Once again, these areas are only “the basics”. Other aspects could include how many forex pairs are offered, what type of leverage, what other products are available, i.e., mirror trading for example, how broad is their learning center, and what type of online market commentary and signals are provided. Experiment with the online chat service to see how quickly and knowledgeable they are when answering your questions about these other capabilities.

Concluding Remarks

Choosing a forex broker can be a headache, but the process is straightforward and can be an easier task, if you decide to go with a major brand name with years of experience and a great reputation. If you wish to go offshore or work with a smaller, yet more responsive broker, then the process requires more time, since the odds of dealing with a “shady” operator or an outright scam are much higher.

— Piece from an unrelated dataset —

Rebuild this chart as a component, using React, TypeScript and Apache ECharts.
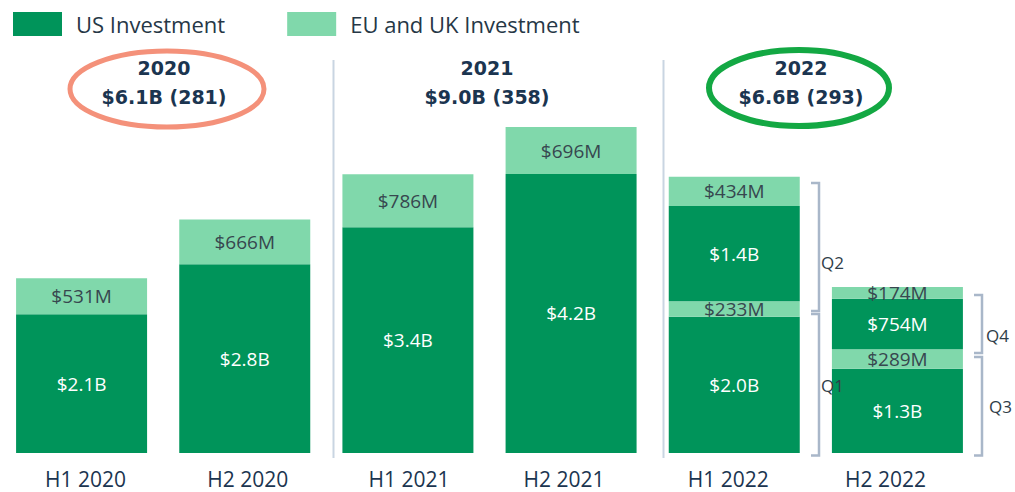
import React, { useEffect, useRef } from "react";
import * as echarts from "echarts";

const categories = ["H1 2020", "H2 2020", "H1 2021", "H2 2021", "H1 2022", "H2 2022"];
// first stacked pair (H1/H2 for 2020-2021, Q1/Q3 for 2022)
const usFirst = [2.06, 2.8, 3.35, 4.14, 2.02, 1.25];
const euFirst = [0.531, 0.666, 0.786, 0.696, 0.233, 0.289];
// second stacked pair (Q2/Q4 for 2022)
const usSecond: (number | string)[] = ["-", "-", "-", "-", 1.41, 0.75];
const euSecond: (number | string)[] = ["-", "-", "-", "-", 0.434, 0.174];

const usFirstLabels = ["$2.1B", "$2.8B", "$3.4B", "$4.2B", "$2.0B", "$1.3B"];
const euFirstLabels = ["$531M", "$666M", "$786M", "$696M", "$233M", "$289M"];
const usSecondLabels = ["", "", "", "", "$1.4B", "$754M"];
const euSecondLabels = ["", "", "", "", "$434M", "$174M"];

const yearTitles = ["2020", "2021", "2022"];
const yearTotals = ["$6.1B (281)", "$9.0B (358)", "$6.6B (293)"];
const quarterNames = ["Q1", "Q2", "Q3", "Q4"];

const labelShift = [4, 3, 1, -7, -6, -12];

const US = "#00945A";
const EU = "#80D8AB";
const NAVY = "#1B3550";
const FONT = "Open Sans";

export default function App() {
  const ref = useRef<HTMLDivElement>(null);
  useEffect(() => {
    document.body.style.margin = "0";
    const chart = echarts.init(ref.current!, null, { renderer: "svg" });
    const rich: any = {};
    labelShift.forEach((s, i) => {
      rich["c" + i] = {
        fontSize: 21,
        lineHeight: 20,
        fontFamily: FONT,
        color: NAVY,
        padding: s >= 0 ? [0, 0, 0, 2 * s] : [0, -2 * s, 0, 0],
      };
    });
    const barLabel = (arr: string[], color: string) => ({
      show: true,
      position: "inside",
      fontSize: 19,
      fontFamily: FONT,
      color,
      formatter: (p: any) => arr[p.dataIndex],
    });
    const bracket = (x: number, y1: number, y2: number) => ({
      type: "polyline",
      z: 100,
      shape: { points: [[x - 8, y1], [x, y1], [x, y2], [x - 8, y2]] },
      style: { fill: "none", stroke: "#A9B7C9", lineWidth: 2.5 },
    });
    const qText = (t: string, x: number, y: number) => ({
      type: "text",
      z: 100,
      x,
      y,
      style: { text: t, fontSize: 17, fontFamily: FONT, fill: "#2F3D48", textVerticalAlign: "middle" },
    });
    const titleText = (t: string, x: number, y: number) => ({
      type: "text",
      z: 100,
      x,
      y,
      style: {
        text: t,
        fontSize: 19,
        fontWeight: "bold",
        fontFamily: "DejaVu Sans",
        fill: NAVY,
        textAlign: "center",
        textVerticalAlign: "middle",
      },
    });
    const titleX = [164, 487, 801];
    chart.setOption({
      animation: false,
      legend: {
        left: 8,
        top: 7,
        itemWidth: 49,
        itemHeight: 24,
        itemGap: 62,
        icon: "rect",
        data: ["US Investment", "EU and UK Investment"],
        textStyle: { fontSize: 22, fontFamily: FONT, color: "#263746", padding: [0, 0, 0, 9] },
        selectedMode: false,
      },
      grid: { left: -2, width: 981, bottom: 39, top: 48.6 },
      xAxis: {
        type: "category",
        data: categories,
        axisLine: { show: false },
        axisTick: { show: false },
        axisLabel: {
          interval: 0,
          margin: 16,
          fontSize: 21,
          lineHeight: 20,
          fontFamily: FONT,
          color: NAVY,
          formatter: (v: string, i: number) => `{c${i}|${v}}`,
          rich,
        },
      },
      yAxis: { type: "value", min: 0, max: 6, show: false, splitLine: { show: false } },
      series: [
        { name: "US Investment", type: "bar", stack: "t", barWidth: 131, data: usFirst, itemStyle: { color: US }, label: barLabel(usFirstLabels, "#FFFFFF") },
        { name: "EU and UK Investment", type: "bar", stack: "t", barWidth: 131, data: euFirst, itemStyle: { color: EU }, label: barLabel(euFirstLabels, "#37474F") },
        { name: "US Investment", type: "bar", stack: "t", barWidth: 131, data: usSecond, itemStyle: { color: US }, label: barLabel(usSecondLabels, "#FFFFFF") },
        { name: "EU and UK Investment", type: "bar", stack: "t", barWidth: 131, data: euSecond, itemStyle: { color: EU }, label: barLabel(euSecondLabels, "#37474F") },
      ],
      graphic: [
        { type: "line", shape: { x1: 333.5, y1: 60, x2: 333.5, y2: 458 }, style: { stroke: "#C9D5E2", lineWidth: 2 } },
        { type: "line", shape: { x1: 663.5, y1: 60, x2: 663.5, y2: 458 }, style: { stroke: "#C9D5E2", lineWidth: 2 } },
        { type: "ellipse", shape: { cx: 167, cy: 89, rx: 97, ry: 38 }, style: { fill: "none", stroke: "#F4917A", lineWidth: 5 } },
        { type: "ellipse", shape: { cx: 799, cy: 88, rx: 90, ry: 38 }, style: { fill: "none", stroke: "#13A843", lineWidth: 6 } },
        ...yearTitles.map((t, i) => titleText(t, titleX[i], 68)),
        ...yearTotals.map((t, i) => titleText(t, titleX[i], 97)),
        bracket(819, 183, 311),
        bracket(819, 314, 455.5),
        bracket(982, 357, 455.5),
        bracket(982, 295, 353),
        qText(quarterNames[0], 821, 385),
        qText(quarterNames[1], 821, 262),
        qText(quarterNames[2], 989, 406),
        qText(quarterNames[3], 986, 335),
      ],
    });
    return () => chart.dispose();
  }, []);
  return <div ref={ref} style={{ width: 1015, height: 492 }} />;
}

As a general rule, you can never invest too much time upfront in your selection process. Although the retail forex industry has changed a great deal from the “Wild, Wild West” days back in the nineties, the Internet can easily enable virtual fraudsters to ruin your day. Always stay skeptical, especially of offers that seem too good to be true, but at the end of the day, take pride in your process, don’t be a victim, and enjoy trading!